Material-induced losses remain a primary limitation to coherence in superconducting qubits. Standard tunnel junctions rely on amorphous oxides to define the barrier between the two superconducting leads, which introduce poorly defined interfaces and parasitic loss channels. Building on our recent demonstration of epitaxial growth of superconducting hyperdoped Ga:Ge films with low disorder [1], we propose to exploit the atomically sharp, lattice-matched interfaces of the GaGe/Si platform to realize a fully crystalline group IV Josephson junction (JJ).
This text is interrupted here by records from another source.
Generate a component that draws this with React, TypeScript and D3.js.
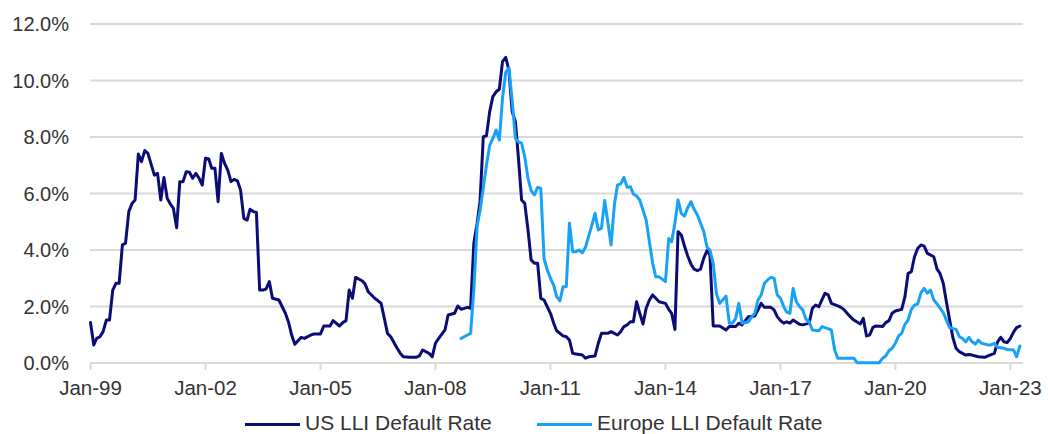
import React from "react";
import * as d3 from "d3";

// Monthly leveraged loan default rates (%), [month, rate]
const usDefaultRate: [string, number][] = [
  ["1999-01", 1.43], ["1999-02", 0.64], ["1999-03", 0.87], ["1999-04", 0.93], ["1999-05", 1.11],
  ["1999-06", 1.52], ["1999-07", 1.52], ["1999-08", 2.58], ["1999-09", 2.82], ["1999-10", 2.82],
  ["1999-11", 4.18], ["1999-12", 4.24], ["2000-01", 5.36], ["2000-02", 5.65], ["2000-03", 5.77],
  ["2000-04", 7.40], ["2000-05", 7.13], ["2000-06", 7.52], ["2000-07", 7.42], ["2000-09", 6.65],
  ["2000-10", 6.71], ["2000-11", 5.77], ["2000-12", 6.57], ["2001-01", 5.83], ["2001-02", 5.62],
  ["2001-03", 5.47], ["2001-04", 4.79], ["2001-05", 6.42], ["2001-06", 6.42], ["2001-07", 6.77],
  ["2001-08", 6.75], ["2001-09", 6.54], ["2001-10", 6.71], ["2001-11", 6.54], ["2001-12", 6.30],
  ["2002-01", 7.25], ["2002-02", 7.22], ["2002-03", 6.89], ["2002-04", 6.89], ["2002-05", 5.71],
  ["2002-06", 7.42], ["2002-07", 7.07], ["2002-08", 6.83], ["2002-09", 6.42], ["2002-10", 6.50],
  ["2002-11", 6.45], ["2002-12", 6.12], ["2003-01", 5.12], ["2003-02", 5.06], ["2003-03", 5.44],
  ["2003-04", 5.36], ["2003-05", 5.33], ["2003-06", 2.58], ["2003-07", 2.58], ["2003-08", 2.62],
  ["2003-09", 2.88], ["2003-10", 2.29], ["2003-12", 2.23], ["2004-02", 1.76], ["2004-03", 1.46],
  ["2004-04", 0.99], ["2004-05", 0.66], ["2004-07", 0.91], ["2004-08", 0.87], ["2004-10", 0.99],
  ["2004-11", 1.03], ["2005-01", 1.03], ["2005-02", 1.31], ["2005-04", 1.31], ["2005-05", 1.50],
  ["2005-07", 1.31], ["2005-08", 1.43], ["2005-09", 1.50], ["2005-10", 2.58], ["2005-11", 2.29],
  ["2005-12", 3.03], ["2006-02", 2.91], ["2006-03", 2.80], ["2006-04", 2.52], ["2006-06", 2.29],
  ["2006-07", 2.21], ["2006-08", 2.11], ["2006-09", 1.58], ["2006-10", 1.05], ["2006-11", 0.93],
  ["2007-01", 0.52], ["2007-02", 0.34], ["2007-03", 0.22], ["2007-05", 0.20], ["2007-07", 0.20],
  ["2007-08", 0.25], ["2007-09", 0.46], ["2007-11", 0.34], ["2007-12", 0.22], ["2008-01", 0.70],
  ["2008-02", 0.87], ["2008-04", 1.17], ["2008-05", 1.70], ["2008-07", 1.76], ["2008-08", 2.02],
  ["2008-09", 1.90], ["2008-11", 1.97], ["2008-12", 1.94], ["2009-01", 4.24], ["2009-02", 4.95],
  ["2009-03", 5.71], ["2009-04", 8.01], ["2009-05", 8.04], ["2009-06", 8.90], ["2009-07", 9.43],
  ["2009-08", 9.60], ["2009-09", 9.69], ["2009-10", 10.67], ["2009-11", 10.82], ["2009-12", 10.37],
  ["2010-01", 8.90], ["2010-02", 8.54], ["2010-03", 7.30], ["2010-04", 5.77], ["2010-05", 5.65],
  ["2010-06", 4.71], ["2010-07", 3.65], ["2010-08", 3.53], ["2010-09", 3.53], ["2010-10", 2.29],
  ["2010-11", 2.23], ["2011-01", 1.76], ["2011-02", 1.41], ["2011-03", 1.14], ["2011-05", 0.96],
  ["2011-06", 0.93], ["2011-07", 0.81], ["2011-08", 0.34], ["2011-09", 0.32], ["2011-11", 0.28],
  ["2011-12", 0.17], ["2012-01", 0.22], ["2012-03", 0.25], ["2012-04", 0.70], ["2012-05", 1.05],
  ["2012-07", 1.05], ["2012-08", 1.11], ["2012-10", 0.99], ["2012-11", 1.11], ["2012-12", 1.29],
  ["2013-01", 1.35], ["2013-02", 1.46], ["2013-03", 1.46], ["2013-04", 2.17], ["2013-05", 1.76],
  ["2013-06", 1.38], ["2013-07", 1.94], ["2013-08", 2.23], ["2013-09", 2.41], ["2013-10", 2.29],
  ["2013-11", 2.17], ["2014-01", 2.11], ["2014-02", 1.90], ["2014-03", 1.76], ["2014-04", 1.19],
  ["2014-05", 4.65], ["2014-06", 4.53], ["2014-07", 4.14], ["2014-08", 3.79], ["2014-09", 3.50],
  ["2014-10", 3.32], ["2014-11", 3.27], ["2014-12", 3.32], ["2015-01", 3.71], ["2015-02", 3.98],
  ["2015-03", 3.82], ["2015-04", 1.31], ["2015-06", 1.31], ["2015-08", 1.17], ["2015-09", 1.29],
  ["2015-11", 1.29], ["2015-12", 1.41], ["2016-01", 1.35], ["2016-03", 1.64], ["2016-05", 1.66],
  ["2016-06", 1.88], ["2016-07", 2.11], ["2016-08", 1.97], ["2016-10", 1.97], ["2016-11", 1.88],
  ["2016-12", 1.64], ["2017-01", 1.50], ["2017-02", 1.41], ["2017-03", 1.46], ["2017-04", 1.41],
  ["2017-05", 1.52], ["2017-07", 1.37], ["2017-08", 1.35], ["2017-10", 1.41], ["2017-11", 1.94],
  ["2017-12", 2.05], ["2018-01", 1.99], ["2018-03", 2.47], ["2018-04", 2.41], ["2018-05", 2.11],
  ["2018-07", 2.02], ["2018-08", 1.97], ["2018-09", 1.88], ["2018-11", 1.62], ["2018-12", 1.52],
  ["2019-01", 1.45], ["2019-02", 1.38], ["2019-03", 1.58], ["2019-04", 0.96], ["2019-05", 0.99],
  ["2019-06", 1.26], ["2019-07", 1.31], ["2019-09", 1.29], ["2019-10", 1.43], ["2019-11", 1.50],
  ["2019-12", 1.76], ["2020-01", 1.84], ["2020-03", 1.90], ["2020-04", 2.35], ["2020-05", 3.17],
  ["2020-06", 3.23], ["2020-07", 3.76], ["2020-08", 4.06], ["2020-09", 4.18], ["2020-10", 4.14],
  ["2020-11", 3.88], ["2021-01", 3.76], ["2021-02", 3.32], ["2021-03", 3.17], ["2021-04", 2.82],
  ["2021-05", 2.17], ["2021-06", 1.52], ["2021-07", 0.91], ["2021-08", 0.52], ["2021-09", 0.40],
  ["2021-11", 0.28], ["2021-12", 0.30], ["2022-01", 0.28], ["2022-03", 0.22], ["2022-05", 0.20],
  ["2022-06", 0.25], ["2022-08", 0.34], ["2022-09", 0.75], ["2022-10", 0.91], ["2022-11", 0.75],
  ["2022-12", 0.72], ["2023-01", 0.87], ["2023-02", 1.10], ["2023-03", 1.25], ["2023-04", 1.31],
];

const europeDefaultRate: [string, number][] = [
  ["2008-09", 0.87], ["2008-11", 0.99], ["2008-12", 1.05], ["2009-01", 2.60], ["2009-02", 4.85],
  ["2009-03", 5.40], ["2009-04", 6.20], ["2009-05", 7.00], ["2009-06", 7.70], ["2009-07", 7.95],
  ["2009-08", 8.25], ["2009-09", 7.89], ["2009-10", 9.37], ["2009-11", 10.30], ["2009-12", 10.45],
  ["2010-01", 9.30], ["2010-02", 7.95], ["2010-03", 7.83], ["2010-04", 7.78], ["2010-05", 7.30],
  ["2010-06", 6.54], ["2010-07", 6.10], ["2010-08", 5.95], ["2010-09", 6.22], ["2010-10", 6.18],
  ["2010-11", 3.70], ["2010-12", 3.30], ["2011-01", 3.00], ["2011-02", 2.75], ["2011-03", 2.35],
  ["2011-04", 2.20], ["2011-05", 2.70], ["2011-06", 2.70], ["2011-07", 4.95], ["2011-08", 3.94],
  ["2011-09", 3.94], ["2011-10", 4.00], ["2011-11", 3.90], ["2011-12", 4.10], ["2012-01", 4.50],
  ["2012-02", 4.90], ["2012-03", 5.30], ["2012-04", 4.71], ["2012-05", 4.77], ["2012-06", 5.75],
  ["2012-08", 4.18], ["2012-09", 5.60], ["2012-10", 6.30], ["2012-11", 6.34], ["2012-12", 6.57],
  ["2013-01", 6.22], ["2013-02", 6.24], ["2013-03", 5.98], ["2013-04", 5.91], ["2013-05", 5.77],
  ["2013-07", 5.06], ["2013-08", 4.29], ["2013-09", 3.53], ["2013-10", 3.05], ["2013-11", 3.05],
  ["2014-01", 2.88], ["2014-02", 4.41], ["2014-03", 4.29], ["2014-04", 4.95], ["2014-05", 5.77],
  ["2014-06", 5.30], ["2014-07", 5.20], ["2014-08", 5.50], ["2014-09", 5.71], ["2014-10", 5.44],
  ["2014-11", 5.24], ["2014-12", 4.95], ["2015-01", 4.65], ["2015-02", 4.10], ["2015-03", 4.00],
  ["2015-04", 3.53], ["2015-05", 2.47], ["2015-06", 2.11], ["2015-08", 2.37], ["2015-09", 1.41],
  ["2015-10", 1.41], ["2015-11", 1.58], ["2015-12", 2.11], ["2016-01", 1.41], ["2016-03", 1.45],
  ["2016-04", 1.64], ["2016-05", 1.76], ["2016-06", 2.23], ["2016-07", 2.41], ["2016-08", 2.82],
  ["2016-09", 2.94], ["2016-10", 3.03], ["2016-11", 3.00], ["2016-12", 2.41], ["2017-01", 2.29],
  ["2017-02", 1.99], ["2017-03", 1.80], ["2017-04", 1.76], ["2017-05", 2.64], ["2017-06", 2.17],
  ["2017-07", 2.00], ["2017-08", 1.88], ["2017-09", 1.55], ["2017-10", 1.46], ["2017-11", 1.17],
  ["2018-01", 1.14], ["2018-02", 1.29], ["2018-03", 1.25], ["2018-05", 1.17], ["2018-06", 0.46],
  ["2018-07", 0.17], ["2018-12", 0.17], ["2019-01", 0.01], ["2019-08", 0.01], ["2019-09", 0.17],
  ["2019-10", 0.25], ["2019-11", 0.44], ["2019-12", 0.52], ["2020-01", 0.70], ["2020-02", 0.96],
  ["2020-03", 1.05], ["2020-04", 1.37], ["2020-05", 1.52], ["2020-06", 1.90], ["2020-07", 2.05],
  ["2020-08", 2.09], ["2020-09", 2.49], ["2020-10", 2.64], ["2020-11", 2.47], ["2020-12", 2.58],
  ["2021-01", 2.23], ["2021-02", 2.09], ["2021-03", 1.94], ["2021-04", 1.78], ["2021-05", 1.52],
  ["2021-06", 1.25], ["2021-08", 1.19], ["2021-09", 0.93], ["2021-10", 0.87], ["2021-11", 0.75],
  ["2021-12", 0.91], ["2022-01", 0.75], ["2022-02", 0.67], ["2022-03", 0.81], ["2022-04", 0.70],
  ["2022-06", 0.64], ["2022-07", 0.64], ["2022-08", 0.70], ["2022-09", 0.56], ["2022-11", 0.52],
  ["2022-12", 0.48], ["2023-02", 0.46], ["2023-03", 0.22], ["2023-04", 0.60],
];

const tickYears = [1999, 2002, 2005, 2008, 2011, 2014, 2017, 2020, 2023];
const yTicks = [0, 2, 4, 6, 8, 10, 12];

const seriesNames = ["US LLI Default Rate", "Europe LLI Default Rate"];
const seriesColors = ["#0c0c76", "#18a2f7"];

const W = 1048;
const H = 434;
const FONT = "'Liberation Sans', Arial, Helvetica, sans-serif";

const parseMonth = d3.utcParse("%Y-%m");
const fmtTick = d3.utcFormat("%b-%y");
const fmtPct = d3.format(".1f");

export default function App() {
  const x = d3
    .scaleUtc()
    .domain([Date.UTC(1999, 0, 1), Date.UTC(2023, 4, 1)])
    .range([90.5, 1023]);
  const y = d3.scaleLinear().domain([0, 12]).range([363, 24]);

  const line = d3
    .line<[string, number]>()
    .x((d) => x(parseMonth(d[0]) as Date))
    .y((d) => y(d[1]));

  const series = [usDefaultRate, europeDefaultRate];
  const legendX = [245, 537];

  return (
    <svg
      width={W}
      height={H}
      viewBox={`0 0 ${W} ${H}`}
      style={{ position: "absolute", left: 0, top: 0, background: "#ffffff" }}
      fontFamily={FONT}
    >
      {/* horizontal gridlines */}
      {yTicks.map((t) => (
        <line
          key={`g${t}`}
          x1={90}
          x2={1023}
          y1={y(t)}
          y2={y(t)}
          stroke="#d9d9d9"
          strokeWidth={2}
        />
      ))}
      {/* y labels */}
      {yTicks.map((t) => (
        <text
          key={`yl${t}`}
          x={69}
          y={y(t)}
          dy="0.36em"
          textAnchor="end"
          fontSize={20}
          fill="#333333"
        >
          {fmtPct(t)}%
        </text>
      ))}
      {/* x ticks and labels */}
      {tickYears.map((yr) => {
        const px = x(Date.UTC(yr, 0, 1));
        return (
          <g key={`x${yr}`}>
            <line x1={px} x2={px} y1={363} y2={370} stroke="#d9d9d9" strokeWidth={2} />
            <text x={px} y={395} textAnchor="middle" fontSize={20.5} fill="#333333">
              {fmtTick(new Date(Date.UTC(yr, 0, 1)))}
            </text>
          </g>
        );
      })}
      {/* series lines */}
      {series.map((s, i) => (
        <path
          key={seriesNames[i]}
          d={line(s) ?? ""}
          fill="none"
          stroke={seriesColors[i]}
          strokeWidth={3}
          strokeLinejoin="round"
          strokeLinecap="round"
        />
      ))}
      {/* legend */}
      {seriesNames.map((name, i) => (
        <g key={`lg${i}`} transform={`translate(${legendX[i]},0)`}>
          <line x1={0} x2={55} y1={424.5} y2={424.5} stroke={seriesColors[i]} strokeWidth={3} />
          <text x={60} y={429.5} fontSize={21} fill="#333333">
            {name}
          </text>
        </g>
      ))}
    </svg>
  );
}
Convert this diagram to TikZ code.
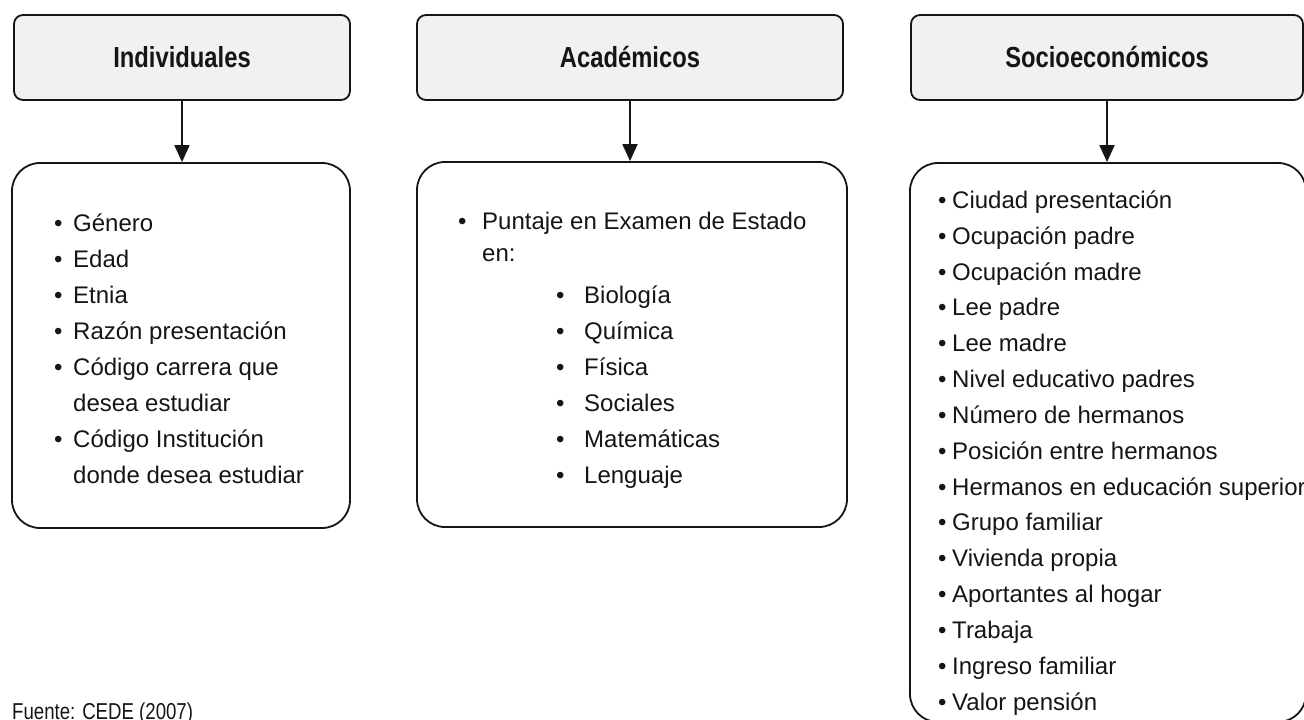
\documentclass[tikz,border=0pt]{standalone}
\usepackage{fontspec}
\setmainfont{Liberation Sans}
\newfontfamily\hdfont{Liberation Sans}[FakeStretch=0.82]
\newfontfamily\srcfont{Liberation Sans}[FakeStretch=0.81]
\usetikzlibrary{arrows.meta}
\definecolor{hdfill}{HTML}{F1F1F1}
\definecolor{ink}{HTML}{151515}
\newcommand{\bul}[2]{\makebox[#1][l]{•}#2}
\newcommand{\toplist}[1]{\parbox[t]{380pt}{\raggedright #1}}
\begin{document}
\begin{tikzpicture}[x=1pt,y=-1pt,
  hdbox/.style={draw=ink, line width=1.8pt, fill=hdfill, rounded corners=9pt, inner sep=0pt,
    font=\hdfont\bfseries\fontsize{29}{34}\selectfont, text=ink},
  bodybox/.style={draw=ink, line width=1.8pt, rounded corners=28pt, inner sep=0pt},
  listtext/.style={text=ink, inner sep=0pt, anchor=base west},
  link/.style={draw=ink, line width=1.8pt, -{Triangle[length=17pt,width=15pt]}}]
\useasboundingbox (0,0) rectangle (1304,720);
% headers
\node[hdbox, minimum width=336pt, minimum height=85pt] (h1) at (182,57.5) {Individuales};
\node[hdbox, minimum width=426pt, minimum height=85pt] (h2) at (630,57.5) {Académicos};
\node[hdbox, minimum width=392pt, minimum height=85pt] (h3) at (1107,57.5) {Socioeconómicos};
% bodies
\node[bodybox, minimum width=338pt, minimum height=365pt] (b1) at (181,345.5) {};
\node[bodybox, minimum width=430pt, minimum height=365pt] (b2) at (632,344.5) {};
\node[bodybox, minimum width=396pt, minimum height=559pt] (b3) at (1108,442.5) {};
% arrows
\draw[link] (h1.south) -- (h1.south |- b1.north);
\draw[link] (h2.south) -- (h2.south |- b2.north);
\draw[link] (h3.south) -- (h3.south |- b3.north);
% lists
\node[listtext, font=\fontsize{24}{36}\selectfont] (l1) at (54,231.5) {\toplist{%
\bul{19pt}{Género}\\
\bul{19pt}{Edad}\\
\bul{19pt}{Etnia}\\
\bul{19pt}{Razón presentación}\\
\bul{19pt}{Código carrera que}\\
\hspace*{19pt}desea estudiar\\
\bul{19pt}{Código Institución}\\
\hspace*{19pt}donde desea estudiar}};
\node[listtext, font=\fontsize{24}{36}\selectfont] (l2) at (458,229) {\toplist{%
\bul{24pt}{Puntaje en Examen de Estado}\\[-4pt]
\hspace*{24pt}en:\\[6pt]
\hspace*{98pt}\bul{28pt}{Biología}\\
\hspace*{98pt}\bul{28pt}{Química}\\
\hspace*{98pt}\bul{28pt}{Física}\\
\hspace*{98pt}\bul{28pt}{Sociales}\\
\hspace*{98pt}\bul{28pt}{Matemáticas}\\
\hspace*{98pt}\bul{28pt}{Lenguaje}}};
\node[listtext, font=\fontsize{24}{35.85}\selectfont] (l3) at (938,208.3) {\toplist{%
\bul{14pt}{Ciudad presentación}\\
\bul{14pt}{Ocupación padre}\\
\bul{14pt}{Ocupación madre}\\
\bul{14pt}{Lee padre}\\
\bul{14pt}{Lee madre}\\
\bul{14pt}{Nivel educativo padres}\\
\bul{14pt}{Número de hermanos}\\
\bul{14pt}{Posición entre hermanos}\\
\bul{14pt}{Hermanos en educación superior}\\
\bul{14pt}{Grupo familiar}\\
\bul{14pt}{Vivienda propia}\\
\bul{14pt}{Aportantes al hogar}\\
\bul{14pt}{Trabaja}\\
\bul{14pt}{Ingreso familiar}\\
\bul{14pt}{Valor pensión}}};
\node[listtext, font=\srcfont\fontsize{23}{27}\selectfont] (src) at (12,719) {Fuente: CEDE (2007)};
\end{tikzpicture}
\end{document}
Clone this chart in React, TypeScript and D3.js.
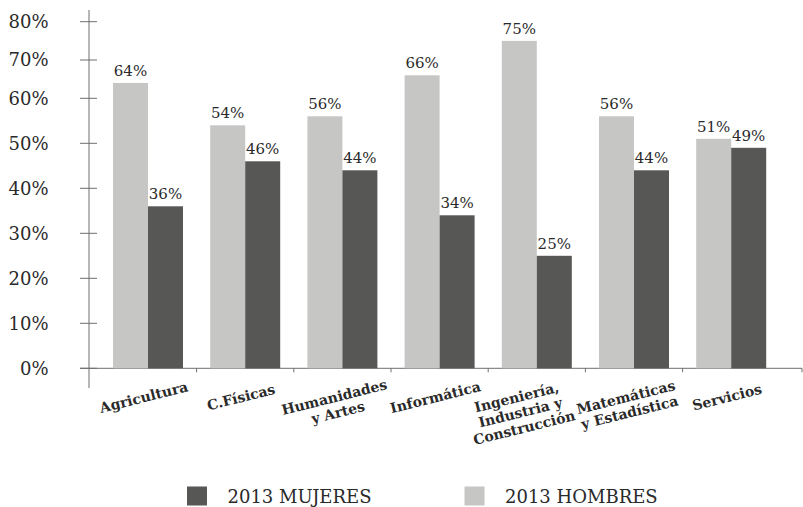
import React from "react";
import * as d3 from "d3";

const categories: string[][] = [
  ["Agricultura"],
  ["C.Físicas"],
  ["Humanidades", "y Artes"],
  ["Informática"],
  ["Ingeniería,", "Industria y", "Construcción"],
  ["Matemáticas", "y Estadística"],
  ["Servicios"],
];
const hombres = [64, 54, 56, 66, 75, 56, 51];
const mujeres = [36, 46, 44, 34, 25, 44, 49];
const yTicks = [0, 10, 20, 30, 40, 50, 60, 70, 80];
const legendItems = ["2013 MUJERES", "2013 HOMBRES"];

const W = 803;
const H = 507;
const LIGHT = "#c6c6c5";
const DARK = "#575756";
const TEXT = "#2a2a2a";
const AXIS = "#6f6f6f";
const FONT = "'DejaVu Serif', serif";

export default function App() {
  const axisX = 89;
  const y = d3.scaleLinear().domain([0, 60, 80]).range([368.3, 98.3, 21.7]);
  const x = d3
    .scaleBand<number>()
    .domain(d3.range(categories.length))
    .range([99.4, 779.8])
    .paddingInner(0)
    .paddingOuter(0);
  const bw = 35;
  const y0 = y(0);

  return (
    <svg
      width={W}
      height={H}
      style={{ position: "absolute", left: 0, top: 0, display: "block", background: "#fff" }}
    >
      {/* y axis */}
      <line x1={axisX} x2={axisX} y1={10} y2={388} stroke={AXIS} strokeWidth={1} />
      {yTicks.map((t) => (
        <g key={t}>
          <line x1={80} x2={97} y1={y(t)} y2={y(t)} stroke={AXIS} strokeWidth={1} />
          <text
            x={48.5}
            y={y(t)}
            dy="0.36em"
            textAnchor="end"
            fontFamily={FONT}
            fontSize={18}
            fill={TEXT}
          >
            {t}%
          </text>
        </g>
      ))}
      {/* x axis */}
      <line x1={80} x2={802} y1={y0} y2={y0} stroke={AXIS} strokeWidth={1} />
      {d3.range(1, categories.length + 1).map((i) => {
        const bx = i < categories.length ? (x(i) as number) : 802;
        return <line key={i} x1={bx} x2={bx} y1={y0} y2={y0 + 4} stroke={AXIS} strokeWidth={1} />;
      })}
      {/* bars */}
      {categories.map((c, i) => {
        const cx = (x(i) as number) + x.bandwidth() / 2;
        const n = c.length - 1;
        const lx = cx - 3 - 4 * n * n;
        return (
          <g key={i}>
            <rect x={cx - bw} y={y(hombres[i])} width={bw} height={y0 - y(hombres[i])} fill={LIGHT} />
            <rect x={cx} y={y(mujeres[i])} width={bw} height={y0 - y(mujeres[i])} fill={DARK} />
            <text
              x={cx - bw / 2}
              y={y(hombres[i]) - 7}
              textAnchor="middle"
              fontFamily={FONT}
              fontSize={15}
              fill={TEXT}
            >
              {hombres[i]}%
            </text>
            <text
              x={cx + bw / 2}
              y={y(mujeres[i]) - 7}
              textAnchor="middle"
              fontFamily={FONT}
              fontSize={15}
              fill={TEXT}
            >
              {mujeres[i]}%
            </text>
            <text
              transform={`translate(${lx},${402}) rotate(-14)`}
              textAnchor="middle"
              fontFamily={FONT}
              fontWeight="bold"
              fontSize={14}
              fill={TEXT}
            >
              {c.map((line, k) => (
                <tspan key={k} x={0} dy={k === 0 ? 0 : "1.12em"}>
                  {line}
                </tspan>
              ))}
            </text>
          </g>
        );
      })}
      {/* legend */}
      {legendItems.map((l, i) => {
        const lx = 187 + i * 277.5;
        return (
          <g key={l}>
            <rect x={lx} y={486.5} width={20} height={19} fill={i === 0 ? DARK : LIGHT} />
            <text x={lx + 40.5} y={502.5} fontFamily={FONT} fontSize={18} fill={TEXT}>
              {l}
            </text>
          </g>
        );
      })}
    </svg>
  );
}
We report the first demonstration of such a JJ, featuring a semiconductor barrier with a lower superconducting gap, offering a novel parameter space for engineering the Josephson-to-charging energy ratio (Ej/Ec). This enables implementation of the merged element Transmon qubit geometry [2], a compact design favorable for increasing qubit density and facilitating flip-chip integration. Furthermore, the semiconducting nature of the barrier opens pathways to gate-tunable mergemon devices and scalable Andreev spin qubit arrays, presenting a promising route for next-generation quantum processor architectures.

[1] J. A. Steele, P. J. Strohbeen et al., arXiv:2412.15421 (2025) 

[2] R. Zhou et al., Phys. Rev. Applied 14, 064006 (2020).